> [EXERCISE PROMPT]: Beginning with the first line, set down every line through the one containing "import * as", exactly as it appears, but not the pictures.

> [STORED DATA]:
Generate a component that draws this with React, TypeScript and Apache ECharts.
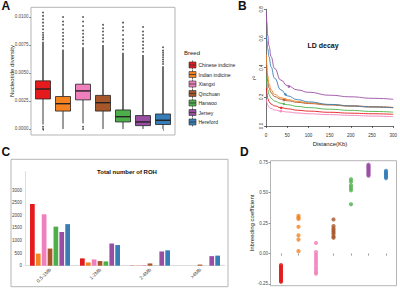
import React, { useEffect, useRef } from "react";
import * as echarts from "echarts";

const breeds = ["Chinese indicine", "Indian indicine", "Xiangxi", "Qinchuan", "Hanwoo", "Jersey", "Hereford"];
const breedColors = ["#E41A1C", "#F58220", "#F07FBD", "#A65628", "#4DAF4A", "#984EA3", "#377EB8"];

// Panel A: nucleotide diversity [lowWhisker, Q1, median, Q3, highWhisker]
const diversityBoxes = [
  [0.0004, 0.00268, 0.00357, 0.0043, 0.0078],
  [0.0000, 0.0016, 0.00226, 0.0029, 0.0071],
  [0.0005, 0.0026, 0.0034, 0.0040, 0.0073],
  [0.0000, 0.0016, 0.00235, 0.0030, 0.0075],
  [0.0000, 0.00063, 0.0011, 0.0017, 0.0068],
  [0.0000, 0.0003, 0.00063, 0.0012, 0.0066],
  [0.0000, 0.0004, 0.00078, 0.00134, 0.0056],
];
const diversityOutliers = [
  [0.0000, 0.0002, 0.0080, 0.0082, 0.0084, 0.0086, 0.0089, 0.0092, 0.0095, 0.0098, 0.0101, 0.0104],
  [0.0074, 0.0077, 0.0080, 0.0083, 0.0086, 0.0089, 0.0093, 0.0096, 0.0100],
  [0.0000, 0.0002, 0.0076, 0.0079, 0.0082, 0.0085, 0.0088, 0.0092, 0.0096, 0.0100],
  [0.0078, 0.0081, 0.0084, 0.0087, 0.0090, 0.0093],
  [0.0071, 0.0074, 0.0077, 0.0080, 0.0084, 0.0088, 0.0091, 0.0095],
  [0.0069, 0.0072, 0.0075, 0.0078, 0.0081, 0.0084, 0.0087, 0.0091],
  [0.0058, 0.0060, 0.0062, 0.0064, 0.0066, 0.0068, 0.0070, 0.0073],
];
const diversityTicks = [0, 0.0025, 0.005, 0.0075, 0.01];

// Panel B: LD decay
const ldDistance = [1, 2, 4, 7, 12, 20, 35, 50, 75, 100, 150, 200, 250, 300];
const ldChineseIndicine = [0.26, 0.225, 0.19, 0.167, 0.15, 0.138, 0.126, 0.118, 0.108, 0.102, 0.094, 0.088, 0.084, 0.08];
const ldIndianIndicine = [0.49, 0.42, 0.345, 0.29, 0.248, 0.217, 0.194, 0.181, 0.168, 0.158, 0.147, 0.139, 0.133, 0.128];
const ldXiangxi = [0.18, 0.162, 0.143, 0.13, 0.119, 0.11, 0.102, 0.096, 0.089, 0.084, 0.078, 0.073, 0.068, 0.064];
const ldQinchuan = [0.42, 0.365, 0.305, 0.262, 0.228, 0.202, 0.184, 0.173, 0.162, 0.154, 0.144, 0.136, 0.13, 0.125];
const ldHanwoo = [0.34, 0.295, 0.25, 0.215, 0.19, 0.171, 0.156, 0.146, 0.134, 0.126, 0.115, 0.107, 0.1, 0.095];
const ldJersey = [0.78, 0.71, 0.62, 0.55, 0.475, 0.395, 0.315, 0.277, 0.247, 0.231, 0.211, 0.2, 0.19, 0.183];
const ldHereford = [0.62, 0.585, 0.53, 0.475, 0.405, 0.328, 0.248, 0.207, 0.18, 0.165, 0.148, 0.138, 0.131, 0.126];
const ldCurves = [ldChineseIndicine, ldIndianIndicine, ldXiangxi, ldQinchuan, ldHanwoo, ldJersey, ldHereford];
const ldHalfDecay = [[36, 0.124], [45, 0.184], [35, 0.102], [42, 0.178], [42, 0.151], [54, 0.27], [46, 0.217]];

// Panel C: ROH counts
const rohClasses = ["0.5-1Mb", "1-2Mb", "2-4Mb", ">4Mb"];
const rohChineseIndicine = [2450, 290, 8, 0];
const rohIndianIndicine = [480, 130, 10, 0];
const rohXiangxi = [2040, 250, 25, 0];
const rohQinchuan = [680, 185, 90, 45];
const rohHanwoo = [1550, 170, 8, 0];
const rohJersey = [1340, 880, 565, 380];
const rohHereford = [1650, 820, 610, 400];
const rohCounts = [rohChineseIndicine, rohIndianIndicine, rohXiangxi, rohQinchuan, rohHanwoo, rohJersey, rohHereford];
const rohTicks = [0, 500, 1000, 1500, 2000, 2500, 3000];

// Panel D: inbreeding coefficient
const fChineseIndicine = [-0.095, -0.105, -0.115, -0.125, -0.135, -0.145, -0.155, -0.165, -0.175, -0.185, -0.195, -0.205, -0.215, -0.225, -0.232];
const fIndianIndicine = [0.31, 0.295, 0.285, 0.22, 0.15, 0.115, 0.02];
const fXiangxi = [0.087, 0.012, -0.01, -0.03, -0.05, -0.07, -0.09, -0.11, -0.13, -0.15, -0.165];
const fQinchuan = [0.28, 0.225, 0.205, 0.19, 0.175, 0.16, 0.14, 0.13];
const fHanwoo = [0.61, 0.59, 0.56, 0.54, 0.52, 0.405];
const fJersey = [0.73, 0.72, 0.71, 0.7, 0.69, 0.68, 0.67, 0.66, 0.65, 0.64];
const fHereford = [0.68, 0.67, 0.66, 0.65, 0.64, 0.63, 0.62];
const inbreeding = [fChineseIndicine, fIndianIndicine, fXiangxi, fQinchuan, fHanwoo, fJersey, fHereford];
const inbreedingTicks = [-0.25, 0, 0.25, 0.5, 0.75];

const FONT = "Liberation Sans, Arial, sans-serif";

function txt(text: string, x: number, y: number, size: number, opts: any = {}) {
  return {
    type: "text",
    x,
    y,
    rotation: opts.rotation || 0,
    silent: true,
    style: {
      text,
      fontSize: size,
      fontFamily: FONT,
      fontWeight: opts.bold ? "bold" : "normal",
      fill: opts.color || "#111",
      align: opts.align || "left",
      textAlign: opts.align || "left",
      verticalAlign: "middle",
      textVerticalAlign: "middle",
    },
  };
}

function border(x: number, y: number, w: number, h: number) {
  return {
    type: "rect",
    silent: true,
    shape: { x, y, width: w, height: h },
    style: { fill: "none", stroke: "#b5b5b5", lineWidth: 1 },
  };
}

export default function App() {
  const ref = useRef<HTMLDivElement>(null);
  useEffect(() => {
    if (!ref.current) return;
    const chart = echarts.init(ref.current, undefined, { renderer: "svg" });

    const legendItems: any[] = [];
    breeds.forEach((b, i) => {
      const cy = 65 + i * 9.5;
      legendItems.push({
        type: "line", silent: true,
        shape: { x1: 192.5, y1: cy - 4.5, x2: 192.5, y2: cy + 4.5 },
        style: { stroke: "#333", lineWidth: 0.7 },
      });
      legendItems.push({
        type: "rect", silent: true,
        shape: { x: 189, y: cy - 3, width: 7, height: 6 },
        style: { fill: breedColors[i], stroke: "#333", lineWidth: 0.6 },
      });
      legendItems.push({
        type: "line", silent: true,
        shape: { x1: 189, y1: cy, x2: 196, y2: cy },
        style: { stroke: "#333", lineWidth: 0.8 },
      });
      legendItems.push(txt(b, 198.5, cy, 5, { color: "#222" }));
    });

    const series: any[] = [];
    series.push({
      type: "custom",
      xAxisIndex: 0,
      yAxisIndex: 0,
      data: diversityBoxes.map((b, i) => [i, ...b]),
      encode: { x: 0, y: [1, 2, 3, 4, 5] },
      renderItem: (params: any, api: any) => {
        const x = api.value(0);
        const pMin = api.coord([x, api.value(1)]);
        const pQ1 = api.coord([x, api.value(2)]);
        const pMed = api.coord([x, api.value(3)]);
        const pQ3 = api.coord([x, api.value(4)]);
        const pMax = api.coord([x, api.value(5)]);
        const half = (api.size([1, 0])[0] * 0.75) / 2;
        const c = breedColors[params.dataIndex];
        return {
          type: "group",
          children: [
            { type: "line", shape: { x1: pMin[0], y1: pMin[1], x2: pQ1[0], y2: pQ1[1] }, style: { stroke: "#222", lineWidth: 0.9 } },
            { type: "line", shape: { x1: pQ3[0], y1: pQ3[1], x2: pMax[0], y2: pMax[1] }, style: { stroke: "#222", lineWidth: 1.3 } },
            { type: "rect", shape: { x: pQ3[0] - half, y: pQ3[1], width: half * 2, height: pQ1[1] - pQ3[1] }, style: { fill: c, stroke: "#222", lineWidth: 0.8 } },
            { type: "line", shape: { x1: pMed[0] - half, y1: pMed[1], x2: pMed[0] + half, y2: pMed[1] }, style: { stroke: "#222", lineWidth: 1.4 } },
          ],
        };
      },
      z: 3,
    });
    series.push({
      type: "scatter",
      xAxisIndex: 0,
      yAxisIndex: 0,
      symbolSize: 1.8,
      itemStyle: { color: "#222" },
      data: diversityOutliers.flatMap((arr, i) => arr.map((v) => [i, v])),
      z: 2,
    });
    const ldOrder = [2, 0, 4, 3, 1, 6, 5];
    ldOrder.forEach((i) => {
      series.push({
        type: "line",
        xAxisIndex: 1,
        yAxisIndex: 1,
        smooth: 0.5,
        smoothMonotone: "x",
        showSymbol: false,
        symbol: "none",
        lineStyle: { color: breedColors[i], width: 0.9 },
        data: ldDistance.map((d, k) => [d, ldCurves[i][k]]),
      });
    });
    series.push({
      type: "scatter",
      xAxisIndex: 1,
      yAxisIndex: 1,
      symbolSize: 2.6,
      data: ldHalfDecay.map((p, i) => ({ value: p, itemStyle: { color: breedColors[i] } })),
      z: 5,
    });
    breeds.forEach((b, i) => {
      series.push({
        type: "bar",
        name: b,
        xAxisIndex: 2,
        yAxisIndex: 2,
        barWidth: 4.7,
        barGap: "25%",
        itemStyle: { color: breedColors[i] },
        data: rohCounts[i],
      });
    });
    breeds.forEach((b, i) => {
      series.push({
        type: "scatter",
        xAxisIndex: 3,
        yAxisIndex: 3,
        symbolSize: 4.2,
        itemStyle: { color: breedColors[i] },
        data: inbreeding[i].map((v) => [i + 1, v]),
      });
    });

    const lbl = { fontSize: 4.5, fontFamily: FONT, color: "#4d4d4d" };

    chart.setOption({
      animation: false,
      backgroundColor: "#fff",
      grid: [
        { left: 33, top: 7.3, width: 140, height: 127.7 },
        { left: 266, top: 9.3, width: 129, height: 116.7 },
        { left: 25, top: 171.7, width: 200, height: 94 },
        { left: 270.5, top: 160.7, width: 126, height: 125 },
      ],
      xAxis: [
        {
          gridIndex: 0, type: "category", data: breeds, boundaryGap: true,
          axisLine: { show: false },
          axisTick: { show: true, alignWithLabel: true, length: 2, lineStyle: { color: "#555", width: 0.6 } },
          axisLabel: { show: false },
          splitLine: { show: false },
        },
        {
          gridIndex: 1, type: "value", min: 0, max: 300, interval: 50, offset: 4.7,
          axisLine: { show: true, lineStyle: { color: "#333", width: 0.7 } },
          axisTick: { show: true, length: 2, lineStyle: { color: "#333", width: 0.7 } },
          axisLabel: { ...lbl, color: "#333", margin: 2 },
          splitLine: { show: false },
        },
        {
          gridIndex: 2, type: "category", data: rohClasses,
          axisLine: { show: true, lineStyle: { color: "#d0d0d0", width: 0.7 } },
          axisTick: { show: false },
          axisLabel: { ...lbl, fontSize: 5, color: "#444", rotate: 45, margin: 3, interval: 0 },
          splitLine: { show: false },
        },
        {
          gridIndex: 3, type: "value", min: 0.4, max: 7.6,
          axisLine: { show: false },
          axisTick: { show: true, customValues: [1, 2, 3, 4, 5, 6, 7], length: 2, lineStyle: { color: "#555", width: 0.6 } },
          axisLabel: { show: false },
          splitLine: { show: false },
        },
      ],
      yAxis: [
        {
          gridIndex: 0, type: "value", min: -0.000536, max: 0.010866, offset: 2,
          axisLine: { show: false },
          axisTick: { show: true, customValues: diversityTicks, length: 2, lineStyle: { color: "#555", width: 0.6 } },
          axisLabel: { ...lbl, customValues: diversityTicks, margin: 2.5, formatter: (v: number) => v.toFixed(4) },
          splitLine: { show: false },
        },
        {
          gridIndex: 1, type: "value", min: 0, max: 0.8, interval: 0.2,
          axisLine: { show: true, lineStyle: { color: "#333", width: 0.7 } },
          axisTick: { show: true, length: 2, lineStyle: { color: "#333", width: 0.7 } },
          axisLabel: { ...lbl, color: "#333", rotate: 90, margin: 2, formatter: (v: number) => v.toFixed(1) },
          splitLine: { show: false },
        },
        {
          gridIndex: 2, type: "value", min: 0, max: 3730,
          axisLine: { show: true, lineStyle: { color: "#d0d0d0", width: 0.7 } },
          axisTick: { show: false },
          axisLabel: { ...lbl, customValues: rohTicks, margin: 3, color: "#444", formatter: (v: number) => String(v) },
          splitLine: { show: false },
        },
        {
          gridIndex: 3, type: "value", min: -0.264, max: 0.763,
          axisLine: { show: false },
          axisTick: { show: true, customValues: inbreedingTicks, length: 2, lineStyle: { color: "#555", width: 0.6 } },
          axisLabel: { ...lbl, customValues: inbreedingTicks, margin: 2.5, formatter: (v: number) => v.toFixed(2) },
          splitLine: { show: false },
        },
      ],
      series,
      graphic: [
        border(31, 7.3, 144, 127.7),
        border(11, 159.3, 217, 127.4),
        border(270.5, 160.7, 126, 125),
        txt("A", 1.5, 6, 12, { bold: true }),
        txt("B", 238, 6, 12, { bold: true }),
        txt("C", 1.5, 152, 12, { bold: true }),
        txt("D", 240, 152, 12, { bold: true }),
        txt("Nucleotide diversity", 12, 71, 6, { rotation: Math.PI / 2, align: "center", color: "#222" }),
        txt("Breed", 184, 53, 6, { color: "#222" }),
        ...legendItems,
        txt("LD decay", 323, 45, 7, { bold: true, align: "center" }),
        txt("r\u00B2", 253.5, 78, 6, { rotation: Math.PI / 2, align: "center", color: "#222" }),
        txt("Distance(Kb)", 330, 144, 6, { align: "center", color: "#222" }),
        txt("Total number of ROH", 127, 172, 6, { bold: true, align: "center" }),
        txt("Inbreeding coefficient", 251.5, 223, 6, { rotation: Math.PI / 2, align: "center", color: "#222" }),
      ],
    });
    return () => chart.dispose();
  }, []);
  return <div ref={ref} style={{ position: "fixed", left: 0, top: 0, width: 400, height: 289 }} />;
}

> [EXERCISE OUTPUT]:
Generate a component that draws this with React, TypeScript and Apache ECharts.
import React, { useEffect, useRef } from "react";
import * as echarts from "echarts";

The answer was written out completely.